Thirdly, I am yet to read a coherent and cogent analysis of postmodernism which validates the emerging church’s foundation. Dan Kimball’s book devotes some time to talking about postmodernism, but I am not convinced that he is really engaging with postmodernity and its associated epistemological underpinnings. For example, I think he has failed to appreciate what the word ‘deconstruct’ means – he seems to use it as a synonym of ‘take apart’ (which, on the surface, is what it literally means), whereas the word takes on more nuance when discussing postmodernity, suggesting an analysis of meaning in texts and language and how meanings shift when read in light of certain contained assumptions. I am also dissatisfied with Kimball’s rendering of modernism (and, to some extent, postmodernism) as a homogeneous caricature with little nuance or detail.

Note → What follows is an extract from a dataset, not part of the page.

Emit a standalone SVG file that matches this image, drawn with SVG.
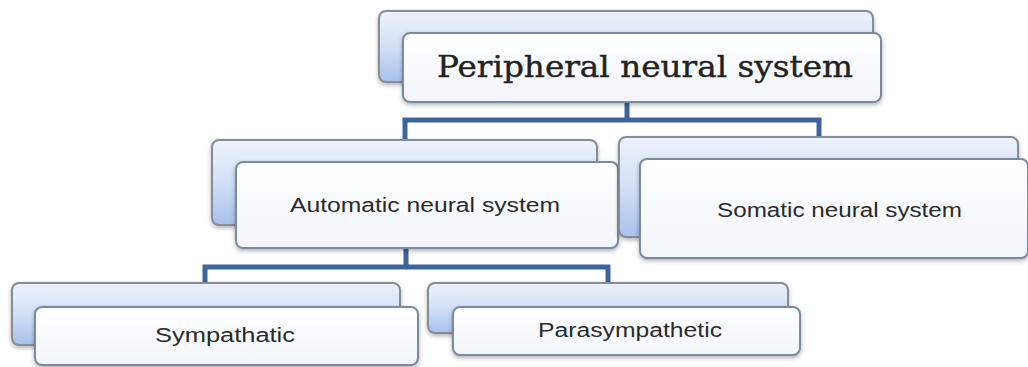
<svg xmlns="http://www.w3.org/2000/svg" width="1028" height="367" viewBox="0 0 1028 367">
<defs>
<linearGradient id="backGrad" x1="0" y1="0" x2="0" y2="1">
<stop offset="0" stop-color="#edf2fb"/>
<stop offset="0.5" stop-color="#d3e0f6"/>
<stop offset="1" stop-color="#a7c0ec"/>
</linearGradient>
<linearGradient id="frontGrad" x1="0" y1="0" x2="0" y2="1">
<stop offset="0" stop-color="#ffffff"/>
<stop offset="1" stop-color="#f2f5fb"/>
</linearGradient>
<filter id="shadow" x="-5%" y="-10%" width="110%" height="130%">
<feDropShadow dx="0" dy="2" stdDeviation="2" flood-color="#000" flood-opacity="0.3"/>
</filter>
</defs>
<style>
.back{fill:url(#backGrad);stroke:#858d98;stroke-width:2;filter:url(#shadow)}
.front{fill:url(#frontGrad);stroke:#7a8aa3;stroke-width:2;filter:url(#shadow)}
.conn{fill:none;stroke:#3d659c;stroke-width:5;stroke-linejoin:miter}
.lbl{font-family:"Liberation Sans","DejaVu Sans",sans-serif;fill:#2a2a2a;text-anchor:start}
.title{font-family:"DejaVu Serif","Liberation Serif",serif;fill:#222222;stroke:#222222;stroke-width:0.4}
</style>
<rect width="1028" height="367" fill="#ffffff"/>
<g id="connectors">
<path class="conn" d="M627 103 V120 M405 142 V120 H819 V156"/>
<path class="conn" d="M406 248 V267 M205 284 V267 H608 V284"/>
</g>
<g id="node-peripheral">
<rect class="back" x="379" y="11" width="494" height="71" rx="7"/>
<rect class="front" x="403" y="33" width="478" height="69" rx="7"/>
<text class="title" x="437" y="77" font-size="29" textLength="416" lengthAdjust="spacingAndGlyphs">Peripheral neural system</text>
</g>
<g id="node-automatic">
<rect class="back" x="212" y="140" width="385" height="85" rx="7"/>
<rect class="front" x="236" y="162" width="382" height="86" rx="7"/>
<text class="lbl" x="290" y="212" font-size="20" textLength="270" lengthAdjust="spacingAndGlyphs">Automatic neural system</text>
</g>
<g id="node-somatic">
<rect class="back" x="619" y="137" width="399" height="100" rx="7"/>
<rect class="front" x="640" y="159" width="388" height="99" rx="7"/>
<text class="lbl" x="717" y="217" font-size="20" textLength="245" lengthAdjust="spacingAndGlyphs">Somatic neural system</text>
</g>
<g id="node-sympathatic">
<rect class="back" x="12" y="283" width="388" height="62" rx="7"/>
<rect class="front" x="35" y="307" width="383" height="58" rx="7"/>
<text class="lbl" x="155" y="342" font-size="20" textLength="140" lengthAdjust="spacingAndGlyphs">Sympathatic</text>
</g>
<g id="node-parasympathetic">
<rect class="back" x="428" y="283" width="360" height="50" rx="7"/>
<rect class="front" x="453" y="307" width="347" height="48" rx="7"/>
<text class="lbl" x="538" y="337" font-size="20" textLength="184" lengthAdjust="spacingAndGlyphs">Parasympathetic</text>
</g>
</svg>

Fourthly, I get the feeling the emerging church is generally more critical of the ‘institutional church’ than of postmodernism. Perhaps this is an unfair statement, but so far, the general attitude towards ‘traditional’/‘seeker-sensitive’/‘institutional’ church in Kimball’s book is that it works for ‘moderns’, but not ‘postmoderns’. But he then appears to let postmodernity drive his proposed new way of structuring church, without really critiquing whether that’s appropriate.

Fifthly, there are some positives to the emerging church, despite my grouchiness. It prompts us to take a good look at culture and subculture and assess how church interacts with those around us. It promotes the need to take the gospel to the unchurched (i.e. those who have no Christian experience or roots and have little to no exposure to Biblical Christianity in their lives). It challenges us to rethink methodology and how we ‘do’ church gatherings. It demands that we confront issues that we are perhaps scared to confront.

I am working on being more lucid about all this soon (with references! I promise!).